Posted tagged ‘54˚’

“Few women and fewer men have enough character to be idle.”

November 13, 2017

Drab is the perfect description for the today. It rained during the night, and the clouds and the dampness have hung around, but the day is warm enough to keep the cold at bay, at least for today when the high will be 54˚. Starting tomorrow the cold weather is moving in mostly at night. The days will be in the 40’s while the nights will dip to the 30’s. The sun will make an appearance on Wednesday.

I was up until after 3 this morning so I slept in and Gracie joined me. When I woke up, my legs were off the couch as Gracie had moved to the middle, and I had no room so I compensated. The vet called this morning and will keep Gracie on pain pills as they seem to help. I scheduled Gracie for her first acupuncture session. The vet explained it is mostly exploratory to see if Gracie will co-operative. Good luck to the both of us on that one.

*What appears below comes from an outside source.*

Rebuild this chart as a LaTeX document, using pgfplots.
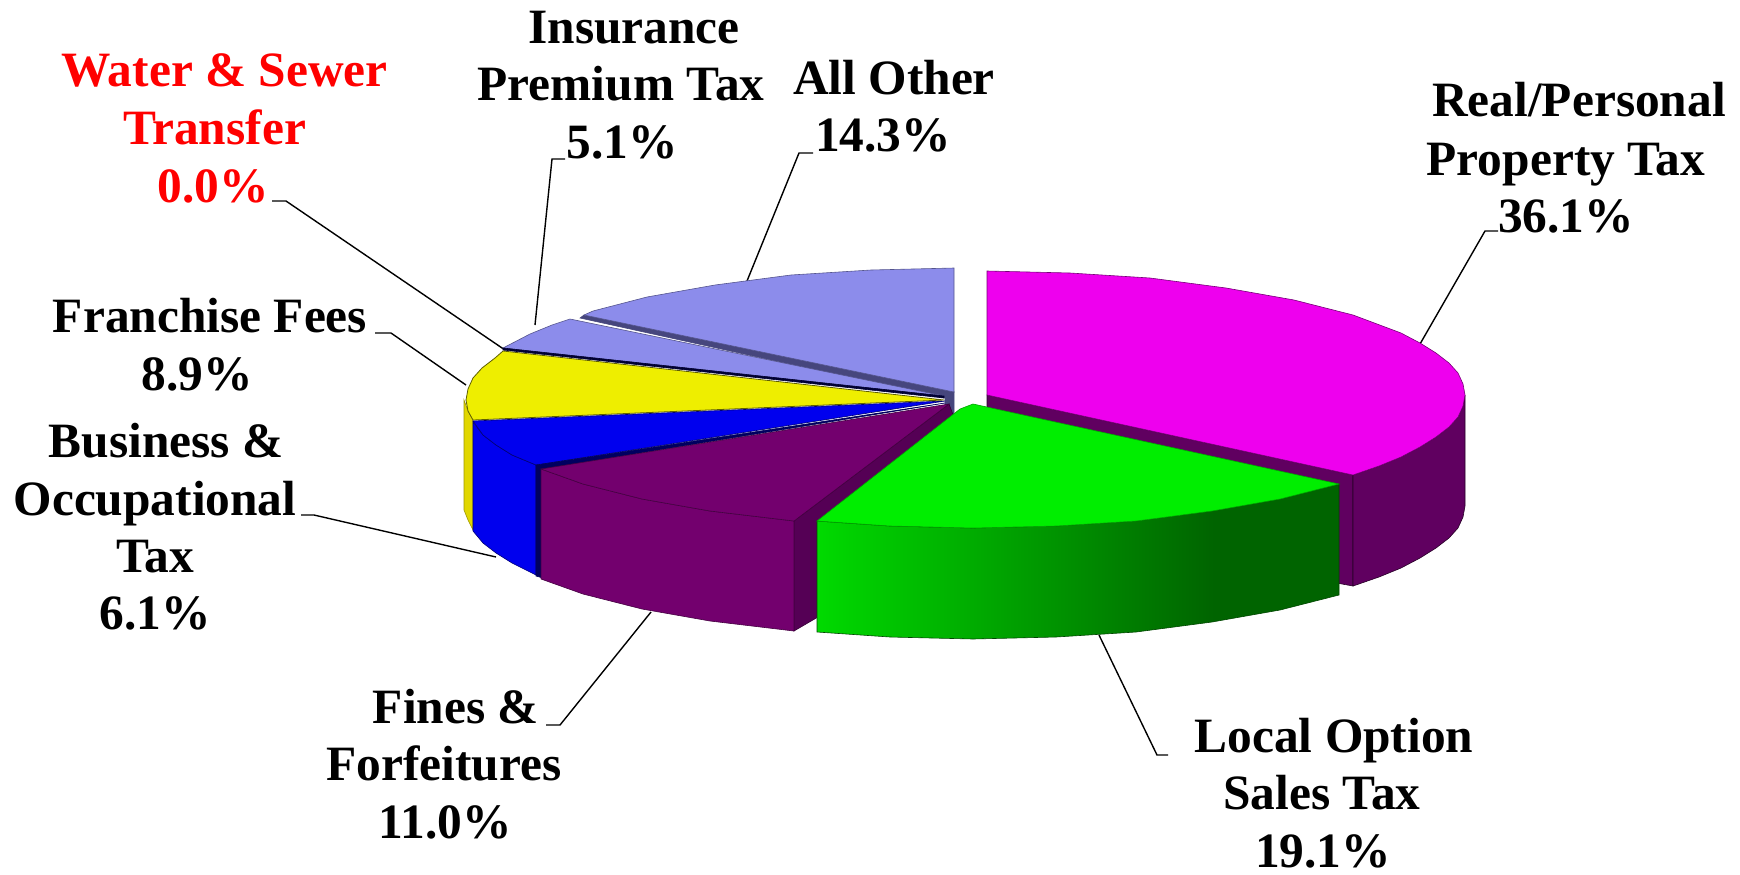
\documentclass[border=0pt]{standalone}
\usepackage{pgfplots}
\pgfplotsset{compat=1.18}
\usepackage{fontspec}
\setmainfont{Liberation Serif}
\definecolor{mag}{RGB}{238,0,238}
\definecolor{magside}{RGB}{96,0,96}
\definecolor{grn}{RGB}{0,238,0}
\definecolor{grnA}{RGB}{0,218,0}
\definecolor{grnB}{RGB}{0,100,0}
\definecolor{pur}{RGB}{115,0,110}
\definecolor{purin}{RGB}{85,0,85}
\definecolor{blu}{RGB}{0,0,238}
\definecolor{navy2}{RGB}{0,0,95}
\definecolor{yel}{RGB}{238,238,0}
\definecolor{yelside}{RGB}{225,215,0}
\definecolor{peri}{RGB}{140,140,235}
\definecolor{peridk}{RGB}{70,70,125}
\pgfdeclarehorizontalshading{greenside}{100bp}{color(0bp)=(grnA); color(25bp)=(grnA); color(63bp)=(grnB); color(75bp)=(grnB); color(100bp)=(grnB)}
\tikzset{
  lab/.style={anchor=base, inner sep=0pt, font=\fontsize{24.7}{29}\selectfont\bfseries},
  ln/.style={black, line width=0.7pt},
}
\begin{document}
\begin{tikzpicture}
\begin{axis}[
  scale only axis, width=870pt, height=437pt,
  xmin=0, xmax=1740, ymin=0, ymax=874, y dir=reverse,
  hide axis, clip=false,
  every axis plot/.append style={no markers},
]
% keeps the full page extent
\addplot[draw=none] coordinates {(0,0)(1740,874)};
% leader lines
\addplot[ln] coordinates {(1420,344)(1485,231)(1498,231)};
\addplot[ln] coordinates {(1099,635)(1157,755)(1168,755)};
\addplot[ln] coordinates {(651,612)(560,725)(546,725)};
\addplot[ln] coordinates {(496,557)(314,515)(301,515)};
\addplot[ln] coordinates {(466,385)(391,333)(375,333)};
\addplot[ln] coordinates {(505,350)(286,201)(272,201)};
\addplot[ln] coordinates {(535,325)(552,159)(565,159)};
\addplot[ln] coordinates {(747,281)(799,153)(813,153)};
% Real/Personal Property Tax
\addplot[fill=magside, draw=black!60!magside, line width=0.3pt] coordinates {(987,395)(1353,475)(1353,586)(1320,580)(987,420)} --cycle;
\addplot[fill=magside, draw=black!60!magside, line width=0.3pt] coordinates {(1353,475)(1379,466)(1401,457)(1420,447)(1436,437)(1449,427)(1458,417)(1463,406)(1465,395)(1465,506)(1463,517)(1458,528)(1449,538)(1436,548)(1420,558)(1401,568)(1379,577)(1353,586)} --cycle;
\addplot[fill=mag, draw=black!50!mag, line width=0.3pt] coordinates {(987,395)(987,271)(1070,273)(1150,278)(1226,288)(1294,300)(1353,315)(1401,333)(1420,343)(1436,353)(1449,363)(1458,373)(1463,384)(1465,395)(1463,406)(1458,417)(1449,427)(1436,437)(1420,447)(1401,457)(1379,466)(1353,475)} --cycle;
% All Other
\addplot[fill=peridk, draw=peridk, line width=0.3pt] coordinates {(945,392)(954,392)(954,418)(945,404)} --cycle;
\addplot[fill=peridk, draw=peridk, line width=0.3pt] coordinates {(580,318)(584,315)(954,392)(944,398)} --cycle;
\addplot[fill=peri, draw=black!40!peri, line width=0.3pt] coordinates {(954,392)(954,268)(871,270)(791,275)(715,285)(647,297)(593,311)(584,315)} --cycle;
% Insurance Premium Tax
\addplot[fill=peri, draw=black!40!peri, line width=0.3pt] coordinates {(944,396)(570,319)(552,325)(530,334)(503,348)} --cycle;
\addplot[fill=black!80!blue, draw=black!80!blue, line width=0.3pt] coordinates {(503,348)(944,396)(944,398)(503,350)} --cycle;
% Franchise Fees
\addplot[fill=yelside, draw=yelside!70!black, line width=0.3pt] coordinates {(464,400)(468,411)(473,420)(473,530)(468,520)(464,510)} --cycle;
\addplot[fill=yel, draw=black!60!yel, line width=0.4pt] coordinates {(944,400)(503,351)(495,358)(482,368)(473,378)(468,389)(466,400)(468,411)(473,420)} --cycle;
% Business & Occupational Tax
\addplot[fill=blu, draw=black!50!blu, line width=0.3pt] coordinates {(473,422)(483,435)(496,445)(512,455)(536,465)(536,575)(512,563)(496,553)(483,543)(473,531)} --cycle;
\addplot[fill=navy2, draw=navy2, line width=0.3pt] coordinates {(536,464)(543,468)(543,578)(536,576)} --cycle;
\addplot[fill=blu, draw=black!50!blu, line width=0.3pt] coordinates {(945,401)(473,421)(483,435)(496,445)(512,455)(536,465)} --cycle;
\addplot[fill=navy2, draw=navy2, line width=0.3pt] coordinates {(536,465)(945,403)(543,469)} --cycle;
% Fines & Forfeitures
\addplot[fill=purin, draw=black!40!purin, line width=0.3pt] coordinates {(794,521)(949,404)(955,420)(960,500)(830,610)(794,631)} --cycle;
\addplot[fill=pur, draw=black!40!pur, line width=0.3pt] coordinates {(541,469)(583,484)(642,499)(710,511)(794,521)(794,631)(710,621)(642,609)(583,594)(541,579)} --cycle;
\addplot[fill=pur, draw=black!40!pur, line width=0.3pt] coordinates {(949,404)(541,469)(583,484)(642,499)(710,511)(794,521)} --cycle;
% Local Option Sales Tax
\addplot[shade, shading=greenside, draw=black!30!grnB, line width=0.3pt] coordinates {(817,521)(890,526)(973,528)(1056,526)(1136,521)(1212,511)(1280,499)(1339,484)(1339,595)(1280,610)(1212,622)(1136,632)(1056,637)(973,639)(890,637)(817,632)} --cycle;
\addplot[fill=grn, draw=black!30!grn, line width=0.3pt] coordinates {(973,404)(1339,484)(1280,499)(1212,511)(1136,521)(1056,526)(973,528)(890,526)(817,521)(960,409)} --cycle;
% labels
\node[lab, red] at (axis cs:224.5,86.5) {Water \& Sewer};
\node[lab, red] at (axis cs:214.5,144) {Transfer};
\node[lab, red] at (axis cs:213,202.5) {0.0\%};
\node[lab] at (axis cs:634,43.5) {Insurance};
\node[lab] at (axis cs:621,100.5) {Premium Tax};
\node[lab] at (axis cs:622,158.5) {5.1\%};
\node[lab] at (axis cs:894,94.5) {All Other};
\node[lab] at (axis cs:883,151.5) {14.3\%};
\node[lab] at (axis cs:1579,116.5) {Real/Personal};
\node[lab] at (axis cs:1566,175.5) {Property Tax};
\node[lab] at (axis cs:1566,232.5) {36.1\%};
\node[lab] at (axis cs:210,332.5) {Franchise Fees};
\node[lab] at (axis cs:197,390.5) {8.9\%};
\node[lab] at (axis cs:166,457.5) {Business \&};
\node[lab] at (axis cs:155,515.5) {Occupational};
\node[lab] at (axis cs:155,572.5) {Tax};
\node[lab] at (axis cs:155,629.5) {6.1\%};
\node[lab] at (axis cs:456,723.5) {Fines \&};
\node[lab] at (axis cs:444,780.5) {Forfeitures};
\node[lab] at (axis cs:445,838.5) {11.0\%};
\node[lab] at (axis cs:1334,752.5) {Local Option};
\node[lab] at (axis cs:1322,809.5) {Sales Tax};
\node[lab] at (axis cs:1323,867) {19.1\%};
\end{axis}
\end{tikzpicture}
\end{document}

Okay, I have dropped to a new low. I am watching Killdozer. The machinery is possessed by an alien presence. It starts itself and chases its victims, a crew building an airstrip on an uninhabited island. First, it destroyed the only way of communicating off island, a two-way radio. After that, the killing rampage began. So far we have two down and four to go. The movie has familiar faces. The big star is Clint Walker who was Cheyenne Bodie in the western series Cheyenne during the heyday of TV westerns. Carl Betz, Donna Reed’s husband, is still alive as is James Wainwright, the sort of actor whose face you recognize but not his name. Robert Urich was the first to die. The dozer does stuff like hide in the bushes at night, bulldoze tents and supplies, chase a man to death and follow the crew riding in their jeeps. It  is a canny opponent.

I already can tell today will be a nothing day, a day when I hang around in my cozy clothes, eat whatever I don’t have to cook, watch comically bad science fiction and  probably join the animals in taking an afternoon nap. To me that sounds glorious.

I love that I have the option of doing nothing. Before I retired I was a bit nervous about filling my days. Since then I have come to realize that filling the day has all sorts of meanings, including doing nothing. Time passes no matter what.

“I left the fairy tales lying on the floor of the nursery, and I have not found any books so sensible since.”

November 8, 2015

Autumn has returned. The air is chilly. It is 54˚, a seasonal temperature. Last night the wind blew and howled. This morning more branches are bare, their leaves covering the ground and deck. The house was cold when I woke up so I had to turn the heat back on. Gracie and I are going to the dump and Agway then we’ll watch the Patriots.

It is a quiet day both inside and out. Gracie is sleeping and breathing deeply. The keys make noise when I type. Those are the only sounds I can hear. The quiet is a Sunday thing. That’s the way it has always been. I know the stores are all opened, but my neighborhood has no shouts from kids playing in the street and no dogs barking one after the other. Noises like leaf blowers, instead of rakes, and lawn mowers are Saturday things. They were when I was young and still are today. The rest of the days of the week haven’t as much personality as the weekend.

When I was young, I loved nursery rhymes. The way the words fit together and the rhythm appealed to my ears. I always said them sing-songy. We used to tease my brother by calling him Georgie Porgie then we’d run before he could catch us. I used to wonder about the ten o’clock scholar, “A diller, a dollar,  A ten o’clock scholar, What makes you come so soon? You used
to come at ten o’clock, And now you come at noon.” How could he be earlier if he came later? I looked this up one time and found out the word ‘diller’ is a Yorkshire term for a boy who is dim-witted and stupid. The ten and twelve o’clock lines are the other students making fun of him. It still doesn’t make a whole lot of sense to me.

I don’t know if I have a favorite nursery rhyme as I liked so many of them. I always felt bad for Old Mother Hubbard’s dog, Humpty Dumpty and poor Jack of Jack and Jill fame. I used to wish on the first star, Star Light Star bright, The first star I see tonight, I wish I may, I wish I might, Have the wish I wish tonight. Actually I often still do. I don’t think many wishes ever came true , but I thought I’d keep giving it a try in case. I liked the days of the week one because I was a Sunday child: But the child that is born on the Sabbath day Is bonny and blithe, and good and gay. Maybe my favorite one is Christmas is coming, the geese are getting fat, Please to put a penny in the old man’s hat; If you haven’t got a penny, a ha’penny will do, If you haven’t got a ha’penny then God bless you!

I accepted this rhyme without too many questions. It was the Christmas is coming which I loved the very thought of. Bob Cratchit and his family ate goose so that was okay with me. I got the penny part and my mother told me a ha’penny was a half penny. I wondered if you had to cut the penny in half. It took a while before I got the answer to that one.